Бунт Ивана замешан на лицемерии: «Это похоже на „любовь“ Маркса к рабочему классу»290. Указывая на слезинку ребенка, Иван возвращает свой билет в мировую гармонию, «как будто это „возвращение билета“ может отереть хоть какую-нибудь слезу человеческую»291, язвительно замечает автор. Из образа «возвращенного билета» (а, допустим, не доверенности – Vollmachtbrief, – как у Шиллера в Resignation) Вышеславцев выводит нелестное для героя романа предположение: мировая гармония, божественный порядок – все это для Карамазова не действительность, не источник подлинной боли за человечество, но всего-навсего зрелище, которым он может быть доволен или недоволен. Слова Ивана о принятии Бога и неприятии Его мира для Вышеславцева в большей степени поза, рисовка: ведь мир – это наличная реальность, в которой мы все живем. Значит, не принять ее в смысле полного отрицания невозможно, но можно закрыть глаза на нее, отвернуться от страданий. Сам акт «возвращения билета», по Вышеславцеву, не только лицемерен, но и онтологически невозможен: Иван воображает себя зодчим, который «возводит здание судьбы человеческой» [Акад. ПСС, XIV, 224], но таких полномочий в мире нет ни у кого. За скобками этого утверждения остается вопрос, насколько далеко, по мнению Вышеславцева, простираются лицемерие и лживость Ивана: знает ли он, задавая свои вопросы Алеше, что задает умышленно отвлеченный, абсурдный вопрос? Неприятие мира никак не поможет страдающим детям; напротив, неприятие страдания подразумевает приятие мира. Единственный способ взбунтоваться против слезинки ребенка – это отереть ее, уничтожить зло. Напротив, именно такие герои, как Раскольников, Иван Карамазов и Великий Инквизитор, мечтают договориться со злом и поставить его на службу собственным целям.
Как мы уже писали, Вышеславцев считает Достоевского не критиком, а сообщником Ивана. Отсюда тяжкие обвинения, выдвигаемые против писателя:
…одна «отертая слеза», и один спасенный ребенок стоят дороже всей этой диалектики. И однако, никому и никакой слезы Ив. Карамазов не утирает. Такие люди, как он и сам Достоевский, проливая слезы над пролитием слез, в своей жизни и вокруг себя безмерно увеличивали количество слез292.
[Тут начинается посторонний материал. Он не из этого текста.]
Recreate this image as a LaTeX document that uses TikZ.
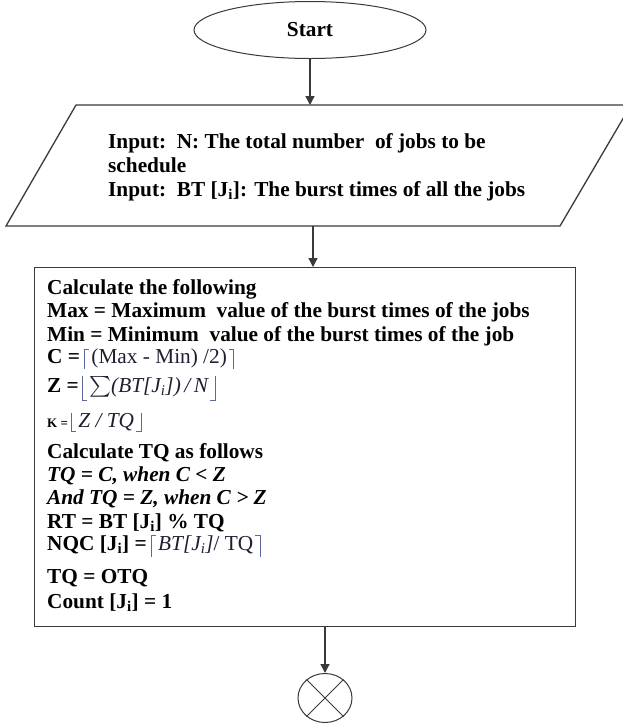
\documentclass[tikz,border=0pt]{standalone}
\usepackage{exscale}
\usepackage{fontspec}
\setmainfont{Liberation Serif}
\usetikzlibrary{shapes.geometric,arrows.meta}
\definecolor{linec}{HTML}{3A3A3A}
\definecolor{brc}{rgb}{0.36,0.41,0.62}
\definecolor{mathc}{rgb}{0.12,0.12,0.2}
\newcommand{\bigtxt}{\fontsize{21.3}{23}\selectfont}
\newcommand{\lcx}[2]{{\color{brc}\rule[-#2]{0.9pt}{\dimexpr#1+#2\relax}\rule[\dimexpr#1-0.9pt\relax]{4.5pt}{0.9pt}}\hspace{2pt}}
\newcommand{\rcx}[2]{\hspace{2pt}{\color{brc}\rule[\dimexpr#1-0.9pt\relax]{4.5pt}{0.9pt}\rule[-#2]{0.9pt}{\dimexpr#1+#2\relax}}}
\newcommand{\lfx}[2]{{\color{brc}\rule[-#2]{0.9pt}{\dimexpr#1+#2\relax}\rule[-#2]{4.5pt}{0.9pt}}\hspace{2pt}}
\newcommand{\rfx}[2]{\hspace{2pt}{\color{brc}\rule[-#2]{4.5pt}{0.9pt}\rule[-#2]{0.9pt}{\dimexpr#1+#2\relax}}}
\begin{document}
\begin{tikzpicture}[x=1pt,y=-1pt,
  shape line/.style={draw=linec,line width=1.3pt},
  arr/.style={draw=linec,line width=1.3pt,-{Triangle[width=9pt,length=9pt]}},
  txt/.style={anchor=base west,inner sep=0pt,font=\bigtxt\bfseries},
  cross/.style={draw=linec,line width=1pt}]
\useasboundingbox (0,0) rectangle (623,724);
\clip (0,0) rectangle (623,724);
\fill[white] (0,0) rectangle (623,724);
% start
\node[ellipse,draw=linec,line width=1pt,minimum width=232pt,minimum height=57pt,inner sep=0pt,font=\bigtxt\bfseries] (start) at (310,30) {Start};
% input parallelogram
\coordinate (pa) at (76,105);
\coordinate (pb) at (631,105);
\coordinate (pc) at (560,226);
\coordinate (pd) at (6,226);
\draw[shape line,line join=miter] (pa) -- (pb) -- (pc) -- (pd) -- cycle;
\node[txt] (p1) at (108,148) {Input:\ \ N: The total number\ \ of jobs to be};
\node[txt] (p2) at (108,172) {schedule};
\node[txt] (p3) at (108,196) {Input:\ \ BT [J\textsubscript{i}]: The burst times of all the jobs};
% calculation box
\node[shape line,minimum width=541pt,minimum height=359pt,inner sep=0pt,anchor=north west] (calc) at (34,267) {};
\node[txt] (l1) at (47,294) {Calculate the following};
\node[txt] (l2) at (47,317) {Max = Maximum\ \ value of the burst times of the jobs};
\node[txt] (l3) at (47,341) {Min = Minimum\ \ value of the burst times of the job};
\node[txt] (l4) at (47,363) {C =\hspace{4pt}\lcx{14pt}{6pt}\textcolor{mathc}{\mdseries(Max - Min) /2)}\rcx{14pt}{6pt}};
\node[txt] (l5) at (47,392) {Z =\hspace{3pt}\lfx{16pt}{9pt}\textcolor{mathc}{$\sum$\mdseries\itshape(BT[J\textsubscript{i}])\,/\,N}\rfx{16pt}{9pt}};
\node[txt] (l6) at (47,427) {{\fontsize{13}{13}\selectfont K =}\hspace{3pt}\lfx{14pt}{5pt}\textcolor{mathc}{\mdseries\itshape Z / TQ}\rfx{14pt}{5pt}};
\node[txt] (l7) at (47,458) {Calculate TQ as follows};
\node[txt] (l8) at (47,481) {\itshape TQ = C, when C < Z};
\node[txt] (l9) at (47,504) {\itshape And TQ = Z, when C > Z};
\node[txt] (l10) at (47,528) {RT = BT [J\textsubscript{i}] \% TQ};
\node[txt] (l11) at (47,550) {NQC [J\textsubscript{i}] =\hspace{4pt}\lcx{15pt}{7pt}\textcolor{mathc}{\mdseries\textit{BT[J\textsubscript{i}]}/ TQ}\rcx{15pt}{7pt}};
\node[txt] (l12) at (47,583) {TQ = OTQ};
\node[txt] (l13) at (47,608) {Count [J\textsubscript{i}] = 1};
% end connector
\node[ellipse,draw=linec,line width=1pt,minimum width=54pt,minimum height=49pt,inner sep=0pt] (endc) at (325,698) {};
\draw[cross] (endc.45) -- (endc.225);
\draw[cross] (endc.135) -- (endc.315);
% arrows
\coordinate (c2) at (313,0);
\draw[arr] (start.south) -- (start.south |- pa);
\draw[arr] (pd -| c2) -- (calc.north -| c2);
\draw[arr] (calc.south -| endc.north) -- (endc.north);
\end{tikzpicture}
\end{document}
«Слезинка ребенка» Белинского, Ив. Карамазова и Достоевского дорого стоила человечеству: это самая лукавая мысль, как бы новое искупление неприемлемостью мира и истории: отправляясь от этой «слезинки», Белинский требовал всеобщей гильотины293, т. е. моря слез и преступления. Кроме того «слезинка» ребенка – только тогда имеет значение, когда это ребенок «пролетарского происхождения»; слезинка буржуазного, или еще хуже – царского ребенка преспокойно орошает почву для будущих «пролетарских поколений» <…> Любовь к «человечеству» и крокодиловы слезы, проливаемые над слезами «пролетариата», приводят прямо к универсальной тюрьме ГПУ и к таким ужасам, которые далеко превосходят всё, чем Ив. Карамазов пытается потрясти наши сердца294.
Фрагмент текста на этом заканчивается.